Supplied material →
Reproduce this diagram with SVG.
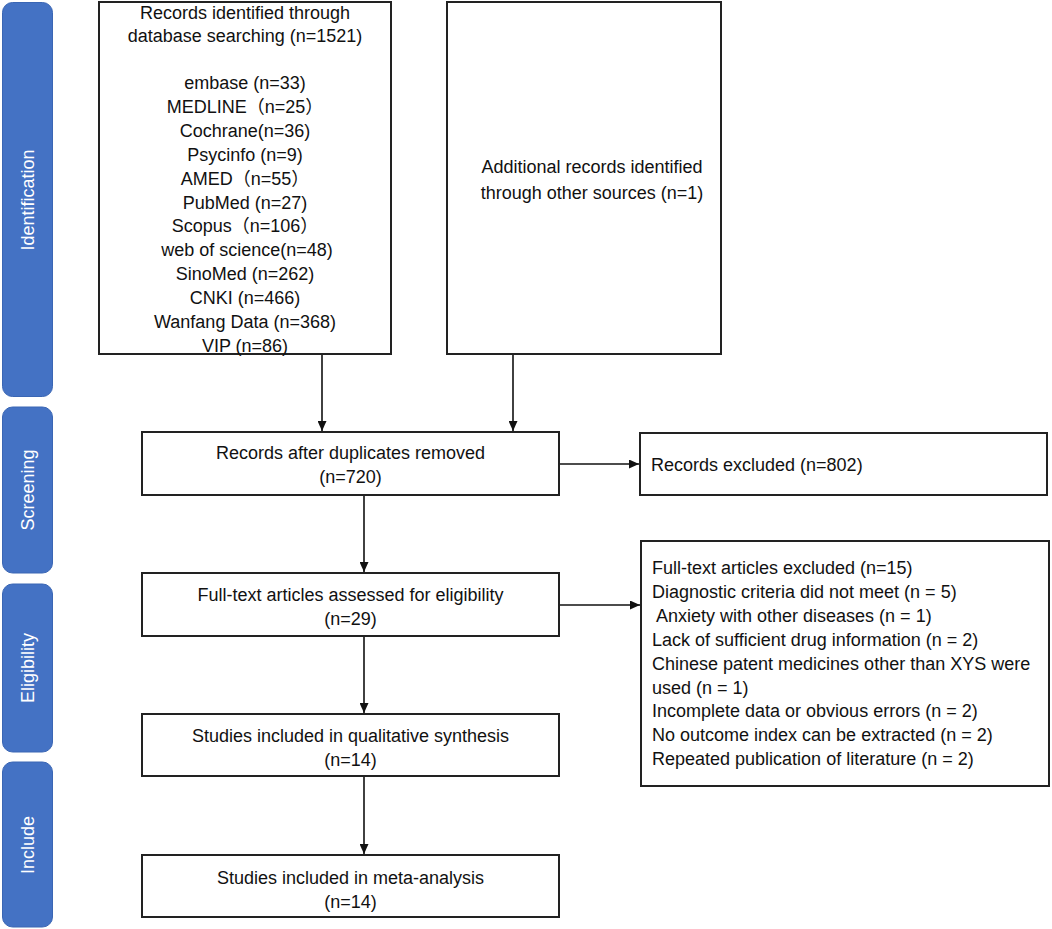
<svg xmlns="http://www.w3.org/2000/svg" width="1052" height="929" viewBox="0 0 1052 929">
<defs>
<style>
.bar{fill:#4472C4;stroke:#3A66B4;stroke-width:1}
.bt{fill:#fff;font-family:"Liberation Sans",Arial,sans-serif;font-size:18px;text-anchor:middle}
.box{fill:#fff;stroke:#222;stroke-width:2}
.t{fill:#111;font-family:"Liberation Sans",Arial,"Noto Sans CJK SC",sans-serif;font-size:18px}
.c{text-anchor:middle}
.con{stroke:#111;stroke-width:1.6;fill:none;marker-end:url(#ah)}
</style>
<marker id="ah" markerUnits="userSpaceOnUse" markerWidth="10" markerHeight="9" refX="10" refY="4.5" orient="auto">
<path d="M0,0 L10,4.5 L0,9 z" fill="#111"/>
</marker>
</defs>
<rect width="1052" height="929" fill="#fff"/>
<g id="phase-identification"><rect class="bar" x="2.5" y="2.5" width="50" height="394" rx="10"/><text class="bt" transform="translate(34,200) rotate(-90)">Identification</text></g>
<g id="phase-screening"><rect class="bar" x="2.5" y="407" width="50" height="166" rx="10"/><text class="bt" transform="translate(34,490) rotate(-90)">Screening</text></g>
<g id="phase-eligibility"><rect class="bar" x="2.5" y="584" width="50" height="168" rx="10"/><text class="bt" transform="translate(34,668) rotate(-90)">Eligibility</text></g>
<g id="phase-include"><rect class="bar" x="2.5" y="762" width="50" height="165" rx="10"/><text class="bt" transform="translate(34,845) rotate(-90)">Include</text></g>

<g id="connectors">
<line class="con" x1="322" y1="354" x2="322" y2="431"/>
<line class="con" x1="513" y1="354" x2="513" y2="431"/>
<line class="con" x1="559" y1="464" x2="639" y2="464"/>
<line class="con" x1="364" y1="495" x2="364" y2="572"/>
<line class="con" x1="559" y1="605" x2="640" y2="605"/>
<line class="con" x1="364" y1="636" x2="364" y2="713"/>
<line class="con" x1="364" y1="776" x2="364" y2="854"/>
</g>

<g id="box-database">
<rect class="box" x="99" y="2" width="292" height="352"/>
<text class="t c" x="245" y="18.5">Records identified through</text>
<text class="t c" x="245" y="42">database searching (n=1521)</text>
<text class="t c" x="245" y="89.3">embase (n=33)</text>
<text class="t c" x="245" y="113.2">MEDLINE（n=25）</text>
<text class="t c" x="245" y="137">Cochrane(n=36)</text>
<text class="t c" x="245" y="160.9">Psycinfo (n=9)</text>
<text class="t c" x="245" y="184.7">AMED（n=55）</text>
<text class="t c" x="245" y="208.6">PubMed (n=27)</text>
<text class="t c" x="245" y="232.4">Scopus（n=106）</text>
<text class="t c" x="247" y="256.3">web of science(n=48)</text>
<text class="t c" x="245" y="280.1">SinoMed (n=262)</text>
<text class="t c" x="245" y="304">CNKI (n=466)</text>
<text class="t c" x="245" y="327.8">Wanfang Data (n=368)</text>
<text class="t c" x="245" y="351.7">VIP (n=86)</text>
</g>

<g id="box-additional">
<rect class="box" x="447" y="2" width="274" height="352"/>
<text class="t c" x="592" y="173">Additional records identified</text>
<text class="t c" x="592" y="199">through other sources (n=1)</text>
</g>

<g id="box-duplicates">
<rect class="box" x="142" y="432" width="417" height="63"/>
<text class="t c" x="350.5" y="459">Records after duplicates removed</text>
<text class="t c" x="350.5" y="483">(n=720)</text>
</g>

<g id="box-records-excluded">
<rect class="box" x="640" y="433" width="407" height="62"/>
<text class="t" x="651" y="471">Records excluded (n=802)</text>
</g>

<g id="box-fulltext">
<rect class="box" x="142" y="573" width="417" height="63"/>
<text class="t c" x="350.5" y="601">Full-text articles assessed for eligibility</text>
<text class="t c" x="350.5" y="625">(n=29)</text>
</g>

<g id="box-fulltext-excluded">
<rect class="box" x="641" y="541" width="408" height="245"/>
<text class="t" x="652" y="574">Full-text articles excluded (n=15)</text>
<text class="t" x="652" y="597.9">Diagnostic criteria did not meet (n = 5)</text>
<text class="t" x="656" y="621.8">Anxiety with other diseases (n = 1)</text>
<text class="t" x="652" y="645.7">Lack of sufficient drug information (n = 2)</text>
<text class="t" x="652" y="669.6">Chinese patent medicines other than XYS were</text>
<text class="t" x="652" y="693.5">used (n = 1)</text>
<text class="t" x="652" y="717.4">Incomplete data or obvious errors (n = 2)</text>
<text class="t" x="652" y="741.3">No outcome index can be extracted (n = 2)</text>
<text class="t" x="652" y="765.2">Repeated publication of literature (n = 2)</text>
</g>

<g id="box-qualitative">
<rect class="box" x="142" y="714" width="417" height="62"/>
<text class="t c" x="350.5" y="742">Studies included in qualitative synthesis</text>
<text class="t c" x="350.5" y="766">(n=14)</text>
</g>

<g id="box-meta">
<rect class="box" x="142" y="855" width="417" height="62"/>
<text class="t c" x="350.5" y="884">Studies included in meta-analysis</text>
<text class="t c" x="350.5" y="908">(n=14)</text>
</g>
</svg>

Exercise aim → In your copy of the listing above, reproduce each line exactly and omit all pictures.

Task answer →
Reproduce this diagram with SVG.
<svg xmlns="http://www.w3.org/2000/svg" width="1052" height="929" viewBox="0 0 1052 929">
<defs>
<style>
.bar{fill:#4472C4;stroke:#3A66B4;stroke-width:1}
.bt{fill:#fff;font-family:"Liberation Sans",Arial,sans-serif;font-size:18px;text-anchor:middle}
.box{fill:#fff;stroke:#222;stroke-width:2}
.t{fill:#111;font-family:"Liberation Sans",Arial,"Noto Sans CJK SC",sans-serif;font-size:18px}
.c{text-anchor:middle}
.con{stroke:#111;stroke-width:1.6;fill:none;marker-end:url(#ah)}
</style>
<marker id="ah" markerUnits="userSpaceOnUse" markerWidth="10" markerHeight="9" refX="10" refY="4.5" orient="auto">
<path d="M0,0 L10,4.5 L0,9 z" fill="#111"/>
</marker>
</defs>
<rect width="1052" height="929" fill="#fff"/>
<g id="phase-identification"><rect class="bar" x="2.5" y="2.5" width="50" height="394" rx="10"/><text class="bt" transform="translate(34,200) rotate(-90)">Identification</text></g>
<g id="phase-screening"><rect class="bar" x="2.5" y="407" width="50" height="166" rx="10"/><text class="bt" transform="translate(34,490) rotate(-90)">Screening</text></g>
<g id="phase-eligibility"><rect class="bar" x="2.5" y="584" width="50" height="168" rx="10"/><text class="bt" transform="translate(34,668) rotate(-90)">Eligibility</text></g>
<g id="phase-include"><rect class="bar" x="2.5" y="762" width="50" height="165" rx="10"/><text class="bt" transform="translate(34,845) rotate(-90)">Include</text></g>

<g id="connectors">
<line class="con" x1="322" y1="354" x2="322" y2="431"/>
<line class="con" x1="513" y1="354" x2="513" y2="431"/>
<line class="con" x1="559" y1="464" x2="639" y2="464"/>
<line class="con" x1="364" y1="495" x2="364" y2="572"/>
<line class="con" x1="559" y1="605" x2="640" y2="605"/>
<line class="con" x1="364" y1="636" x2="364" y2="713"/>
<line class="con" x1="364" y1="776" x2="364" y2="854"/>
</g>

<g id="box-database">
<rect class="box" x="99" y="2" width="292" height="352"/>
<text class="t c" x="245" y="18.5">Records identified through</text>
<text class="t c" x="245" y="42">database searching (n=1521)</text>
<text class="t c" x="245" y="89.3">embase (n=33)</text>
<text class="t c" x="245" y="113.2">MEDLINE（n=25）</text>
<text class="t c" x="245" y="137">Cochrane(n=36)</text>
<text class="t c" x="245" y="160.9">Psycinfo (n=9)</text>
<text class="t c" x="245" y="184.7">AMED（n=55）</text>
<text class="t c" x="245" y="208.6">PubMed (n=27)</text>
<text class="t c" x="245" y="232.4">Scopus（n=106）</text>
<text class="t c" x="247" y="256.3">web of science(n=48)</text>
<text class="t c" x="245" y="280.1">SinoMed (n=262)</text>
<text class="t c" x="245" y="304">CNKI (n=466)</text>
<text class="t c" x="245" y="327.8">Wanfang Data (n=368)</text>
<text class="t c" x="245" y="351.7">VIP (n=86)</text>
</g>

<g id="box-additional">
<rect class="box" x="447" y="2" width="274" height="352"/>
<text class="t c" x="592" y="173">Additional records identified</text>
<text class="t c" x="592" y="199">through other sources (n=1)</text>
</g>

<g id="box-duplicates">
<rect class="box" x="142" y="432" width="417" height="63"/>
<text class="t c" x="350.5" y="459">Records after duplicates removed</text>
<text class="t c" x="350.5" y="483">(n=720)</text>
</g>

<g id="box-records-excluded">
<rect class="box" x="640" y="433" width="407" height="62"/>
<text class="t" x="651" y="471">Records excluded (n=802)</text>
</g>

<g id="box-fulltext">
<rect class="box" x="142" y="573" width="417" height="63"/>
<text class="t c" x="350.5" y="601">Full-text articles assessed for eligibility</text>
<text class="t c" x="350.5" y="625">(n=29)</text>
</g>

<g id="box-fulltext-excluded">
<rect class="box" x="641" y="541" width="408" height="245"/>
<text class="t" x="652" y="574">Full-text articles excluded (n=15)</text>
<text class="t" x="652" y="597.9">Diagnostic criteria did not meet (n = 5)</text>
<text class="t" x="656" y="621.8">Anxiety with other diseases (n = 1)</text>
<text class="t" x="652" y="645.7">Lack of sufficient drug information (n = 2)</text>
<text class="t" x="652" y="669.6">Chinese patent medicines other than XYS were</text>
<text class="t" x="652" y="693.5">used (n = 1)</text>
<text class="t" x="652" y="717.4">Incomplete data or obvious errors (n = 2)</text>
<text class="t" x="652" y="741.3">No outcome index can be extracted (n = 2)</text>
<text class="t" x="652" y="765.2">Repeated publication of literature (n = 2)</text>
</g>

<g id="box-qualitative">
<rect class="box" x="142" y="714" width="417" height="62"/>
<text class="t c" x="350.5" y="742">Studies included in qualitative synthesis</text>
<text class="t c" x="350.5" y="766">(n=14)</text>
</g>

<g id="box-meta">
<rect class="box" x="142" y="855" width="417" height="62"/>
<text class="t c" x="350.5" y="884">Studies included in meta-analysis</text>
<text class="t c" x="350.5" y="908">(n=14)</text>
</g>
</svg>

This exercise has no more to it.